LR: 2780 — An Act To Increase the Minimum Wage

Further increases to the minimum wage would be harmful to Maine businesses and low-skill workers, who are always the first casualty when the government artificially raises wages. What’s humorous is that some lawmakers want to raise the minimum wage before our last minimum wage increase from the 2016 ballot initiative is fully implemented.

LR: 2804 — An Act To Require the Installation of Solar Panels on or Adjacent to State-owned Buildings

LR 2804 would require solar panels to be installed on or near state-owned buildings. While this approach may reduce carbon emissions in Maine, it could be more costly than other alternatives. It would be irresponsible to cater to a single industry when using taxpayer dollars. Instead, the State of Maine should be trying to identify the cheapest and cleanest option to reduce carbon emissions and save money for taxpayers. 

LR: 2809 — An Act To Provide Revenue Sharing for Counties

LR 2809 would likely extend the revenue sharing program to Maine’s 16 counties. Currently, the State of Maine allocates state revenue to municipalities based on their state valuation, tax assessments and municipal populations. The goal of the revenue sharing program is to reduce the property tax burden on Maine taxpayers. However, a 2015 report from The Maine Heritage Policy Center shows increases to revenue sharing do not reflect decreases to property taxes. 

LR: 2844 —  An Act To Extend to Other Public Sector Employees the Same Protections Provided to State Employees upon the Expiration of Contracts

This proposal would likely be an extension of LD 1546, passed in the First Session, which ensures state employees remain eligible for and receive merit pay increases when their contracts expire. LR 2844 would likely extend this benefit to all public employees.

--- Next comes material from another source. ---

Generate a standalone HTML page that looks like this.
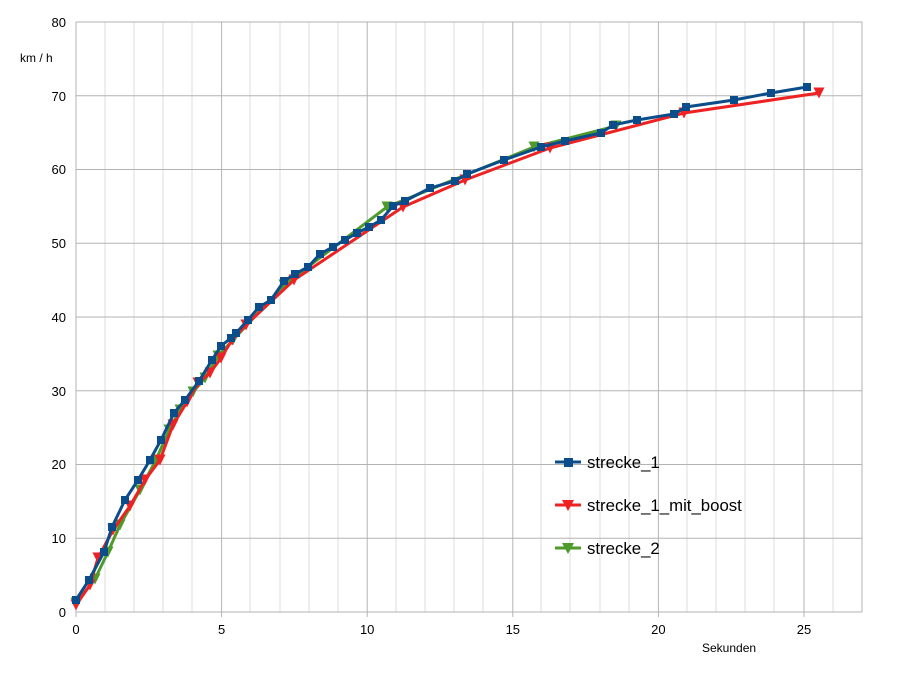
<!DOCTYPE html><html><head><style>body{margin:0;background:#fff}svg{font-family:"Liberation Sans",sans-serif}</style></head><body>
<svg width="901" height="688" xmlns="http://www.w3.org/2000/svg">
<g stroke="#dddddd" stroke-width="1">
<path d="M105 22V612M134 22V612M163 22V612M192 22V612M250 22V612M280 22V612M309 22V612M338 22V612M396 22V612M425 22V612M454 22V612M483 22V612M541 22V612M570 22V612M600 22V612M629 22V612M687 22V612M716 22V612M745 22V612M774 22V612M833 22V612"/>
</g>
<g stroke="#b3b3b3" stroke-width="1">
<path d="M76 22H862M76 95.7H862M76 169.5H862M76 243.2H862M76 317H862M76 390.7H862M76 464.5H862M76 538.2H862M76 612H862"/>
<path d="M76 22V617M221.6 22V617M367.2 22V617M512.8 22V617M658.4 22V617M804 22V617M862 22V612"/>
</g>
<g font-size="13" fill="#000" text-anchor="end">
<text x="66" y="617">0</text><text x="66" y="543">10</text><text x="66" y="469">20</text><text x="66" y="396">30</text><text x="66" y="322">40</text><text x="66" y="248">50</text><text x="66" y="174">60</text><text x="66" y="101">70</text><text x="66" y="27">80</text>
</g>
<g font-size="13" fill="#000" text-anchor="middle">
<text x="76" y="634">0</text><text x="221.6" y="634">5</text><text x="367.2" y="634">10</text><text x="512.8" y="634">15</text><text x="658.4" y="634">20</text><text x="804" y="634">25</text>
</g>
<text x="20" y="62" font-size="12">km / h</text>
<text x="702" y="652" font-size="12">Sekunden</text>
<defs>
<marker id="g" viewBox="0 0 10 10" refX="5" refY="5" markerWidth="11" markerHeight="11" markerUnits="userSpaceOnUse"><path d="M0 0H10L5 10Z" fill="#4e9a2a"/></marker>
<marker id="r" viewBox="0 0 10 10" refX="5" refY="5" markerWidth="11" markerHeight="11" markerUnits="userSpaceOnUse"><path d="M0 0H10L5 10Z" fill="#ee2222"/></marker>
<marker id="b" viewBox="0 0 8 8" refX="4" refY="4" markerWidth="8" markerHeight="8" markerUnits="userSpaceOnUse"><rect width="8" height="8" fill="#0b4c8a"/></marker>
</defs>
<polyline fill="none" stroke="#4e9a2a" stroke-width="3" marker-start="url(#g)" marker-mid="url(#g)" marker-end="url(#g)" points="76,603 95,579 108,552 120,525 140,490 156,460 169,430 180,410 193,392 205,378 218,356 233,340 284,285 387,207 534,147 616,126"/>
<polyline fill="none" stroke="#ee2222" stroke-width="3" marker-start="url(#r)" marker-mid="url(#r)" marker-end="url(#r)" points="76,605 90,585 98,558 113,530 130,506 145,480 160,460 173,425 187,402 198,383 210,373 221,358 232,340 246,325 294,280 403,207 465,180 550,148 684,113 819,93"/>
<polyline fill="none" stroke="#0b4c8a" stroke-width="3" marker-start="url(#b)" marker-mid="url(#b)" marker-end="url(#b)" points="76,600 89,580 104,552 112,527 125,500 138,480 150,460 161,440 174,413 185,400 199,381 212,360 221,346 231,338 236,333 248,320 259,307 271,300 284,281 295,274 308,267 320,254 333,247 345,240 357,233 369,227 381,220 393,206 405,201 430,188 455,181 467,174 504,160 541,147 565,141 601,133 613,125 637,120 674,114 686,107 734,100 771,93 807,87"/>
<g font-size="16.8" fill="#000">
<path d="M555 462H581" stroke="#0b4c8a" stroke-width="3"/><rect x="564" y="458" width="9" height="9" fill="#0b4c8a"/><text x="587" y="468">strecke_1</text>
<path d="M555 505H581" stroke="#ee2222" stroke-width="3"/><path d="M562 500H574L568 511Z" fill="#ee2222"/><text x="587" y="511">strecke_1_mit_boost</text>
<path d="M555 548H581" stroke="#4e9a2a" stroke-width="3"/><path d="M562 543H574L568 554Z" fill="#4e9a2a"/><text x="587" y="554">strecke_2</text>
</g>
</svg></body></html>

This proposal is unnecessary because collective bargaining agents can already negotiate with public employers to ensure employees remain eligible and receive merit increases to their pay when a contract expires. In addition, LR 2844 gives collective bargaining agents an upper-hand in negotiations because it is one less item they would need to negotiate with the employer.

LR: 2941 — An Act To Provide for Fairer Taxation for Middle-income and Lower-income Earners

LR 2941 alludes to creating a more progressive tax system in Maine. The best avenue to provide for fairer taxation of middle- and lower-income earners is to eliminate the income tax altogether.

“Tax the rich” schemes serve to make Maine less competitive with other states and divide people by income, neither of which is productive for Maine’s economy.

There is no question that some of these bills are necessary, but lawmakers should ask themselves if these proposals truly rise to the level of an emergency as outlined in the Maine Constitution.